Small plates, big ideas: New effort to bring business to Durham restaurants

DURHAM, N.C. (WTVD) -- A special weekly dining event comes to Durham as local restaurants and bars collaborate despite challenges brought about by the COVID-19 Pandemic.

Starting Wednesday, The Small Plate Crawl is a new effort by Durham dining establishments to attract customers to their businesses. Each Thursday, participating locations will offer a special item centered around the idea of a "small plate."

According to Theresa Norris of M Pocha, the hope of those participating is that patrons enjoy the small plate specials offered by multiple different restaurants and bars.

"We're very thankful for the support of the community. Restaurants really need our help right now between the slow months from COVID and the weather," Norris said. So this is to help promote to go to multiple restaurants in one night so that everyone can get some help."

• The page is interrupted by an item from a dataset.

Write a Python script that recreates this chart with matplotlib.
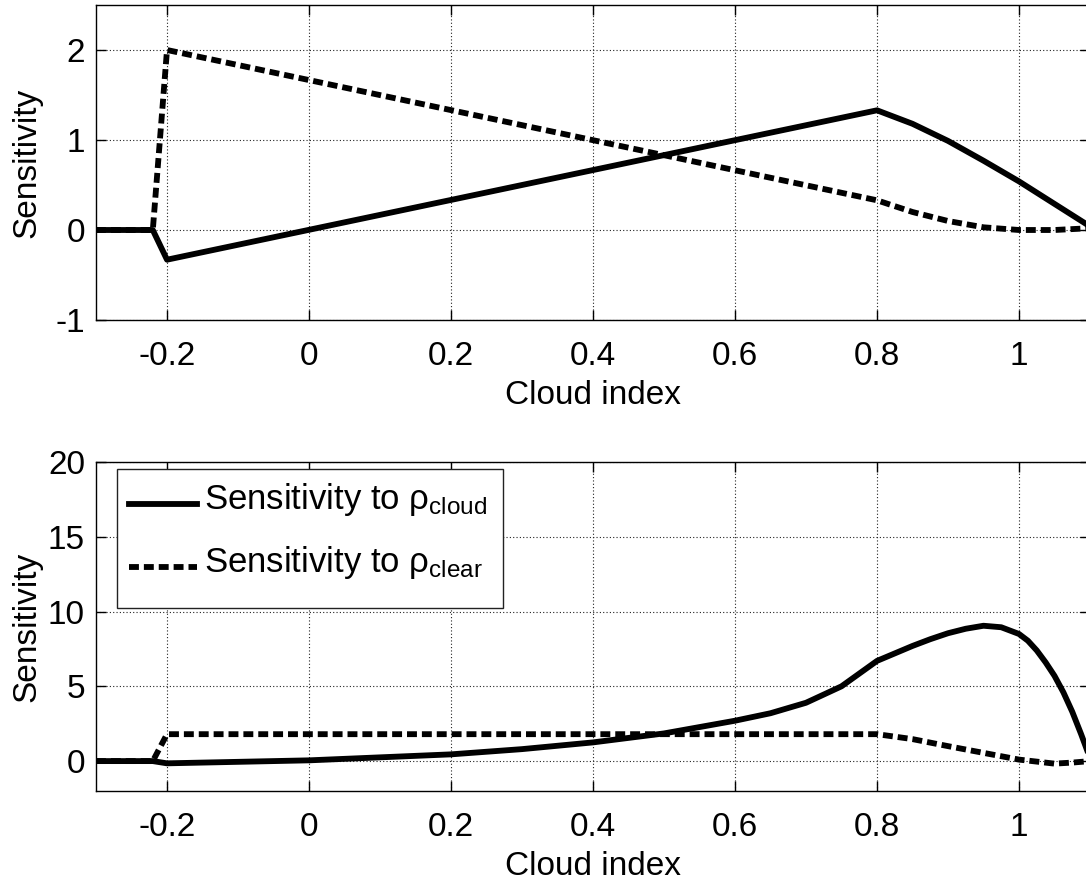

The event is a collaboration of downtown Durham eating and drinking establishments and according to Elizabeth Turnbull, bar director and owner of COPA, the crawl is an opportunity for these restaurants and bars to work together while drumming up business.

"It's something that I think is part of what makes Durham so special," Turnbull said. "Instead of all of us trying to fight each other for a larger piece of a small pie right now, we're all saying, 'Hey, how can we just get more pie for everybody?'"

The idea for the Small Plate Crawl began when Durham chef Matthew Kelly approached Turnbull about joining forces on an event, Turnbull said. The idea grew larger as Turnbull invited more area restaurants to join and decided the effort would be more effective as a weekly event rather than one time only.

Turnbull said she hopes the crawl not only benefits customers and local businesses but also lifts the spirits of their workers and owners.

"We need the business, but the other part that I think that's really cool about this is that I think it's a really good morale boost and an encouragement for people in the industry who have been feeling maybe worn thin or like they're showing up to work and there's not a lot of reward for that," Turnbull said.